Despite being limited to only one season due to playing rules at the time, former Ohio Valley Redcoats Outfielder Corey Morris made the most of his time in the Frontier League. He started by playing high school baseball in West Virginia and later made his way to West Virginia State University.
“I really didn’t expect to play at the next level. I really just thought I’d play in college and leave it at that,” said Morris.
Sure enough, scouts began attending games and expressed interest in him during his junior and senior years. Despite the interest, Morris went undrafted, but was soon contacted by several independent leagues, including the Frontier League. It was then that he was approached by manager of the Ohio Valley Redcoats, Greg LeMaster, about the opportunity to join them for the 1994 season.
“I was really blessed that the league gave me a chance to play another year,” expressed Morris.
Corey got off to a slow start initially, until LeMaster helped him simplify his approach to the game and helped him spike his confidence.
“I really liked the atmosphere in Parkersburg. It was a smaller community and not a huge field, but the fans were loyal, and it was a very welcoming community.”
His college teammate, Mike Allen, who was also invited to join the team, took him in. He and his family served as Morris’ host family during his time in Parkersburg.
Although the season lasted just 68 games, Morris had a great year. He registered a .394 avg, with 19 home runs, 63 RBI, 67 runs scored, 22 doubles, 47 walks, and a 1.252 OPS. He led the Frontier League in home runs, RBI, runs, doubles, and walks, and was second in average. He was ultimately named the 1994 Frontier League Most Valuable Player, and his OPS is still the second highest in league history.
Morris remembers hitting a home run in his last at-bat against Erie in the postseason that year.

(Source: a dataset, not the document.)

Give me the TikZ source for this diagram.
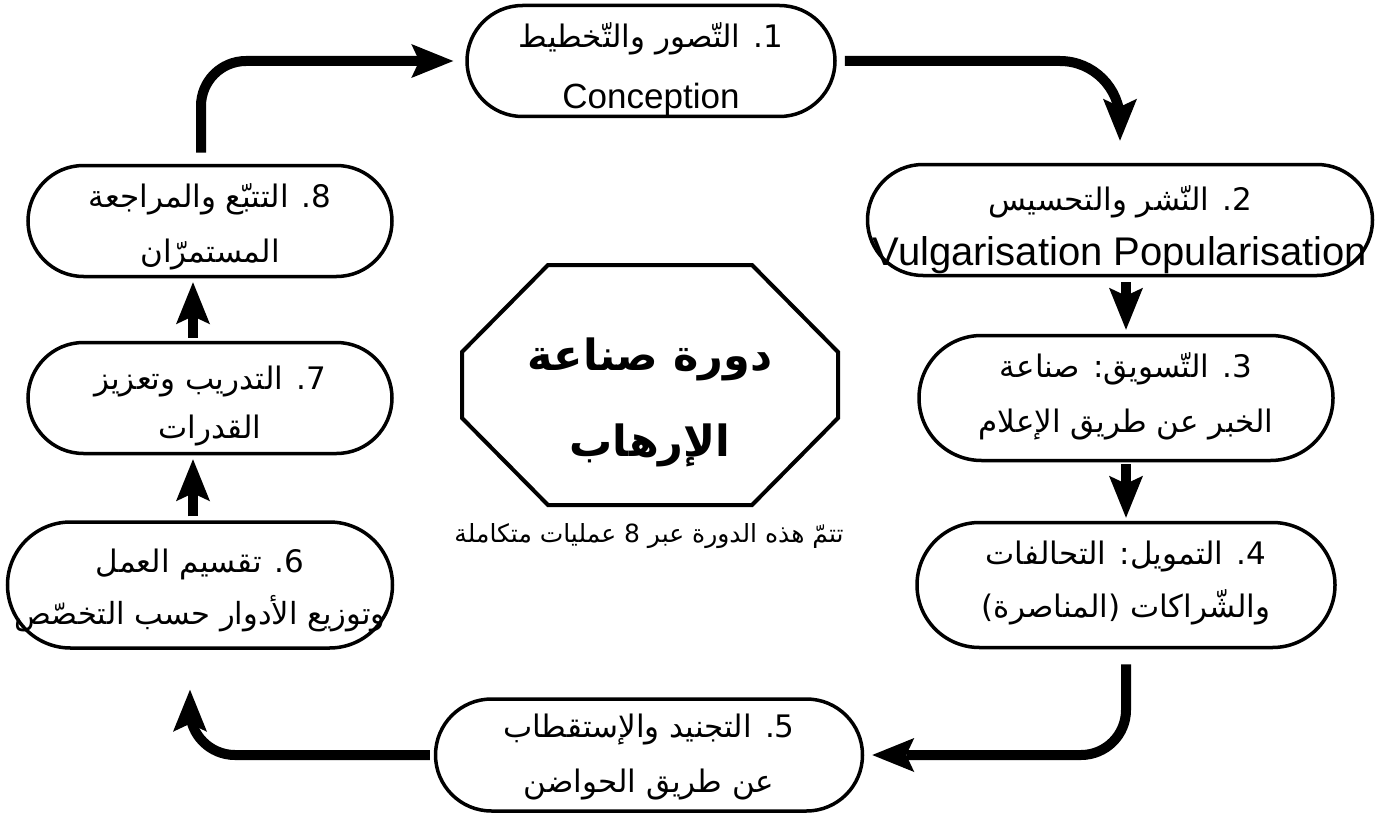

“I remember thinking at the time that that could very well be my last season in baseball. In my last at-bat in the playoffs, I recall one of my teammates telling me to end my career in style.”
Morris went on to play one more season professionally with the Winnipeg Goldeyes in the Northern League, but still remembers a lot about his time in the Frontier League.
“That was my first real experience playing with guys from all over the country. It was a year that helped me grow up a little bit, expand my horizons and get out of West Virginia for a while and get to see other parts of the country that I hadn’t seen.”
After his baseball career, Morris went back home and worked at a Dow Chemical plant as a chemical operator for eight years. He then spent three years with the United State Secret Service in Washington D.C. as part of their Uniformed Division on the Emergency Response Team. For the last fifteen years, Morris, his wife and kids have lived in South Carolina, where he works security as part of the Special Response Team for the Savannah River Site nuclear energy facility for the U.S. Department of Energy.
Despite being away from baseball for a number of years now, Morris has learned a lot from the game that has stuck with him to this day.
“It taught me a lot of discipline. I felt like I lacked discipline in a number of areas of my life, but it helped keep me focused and probably helped prepare me a bit for my future career in law enforcement. I also started weight training and paying more attention to fitness for baseball, and those are now passions of mine and things that have carried on for me in my life.”
“I am very thankful. I got to meet a lot of cool guys, see new parts of the country. It really went by so fast. When I found out I was being inducted, I just thought ‘Wow, they really must have thought a lot of me in that one season to include me with some of the other greats that have come through the league’. It is a true honor.”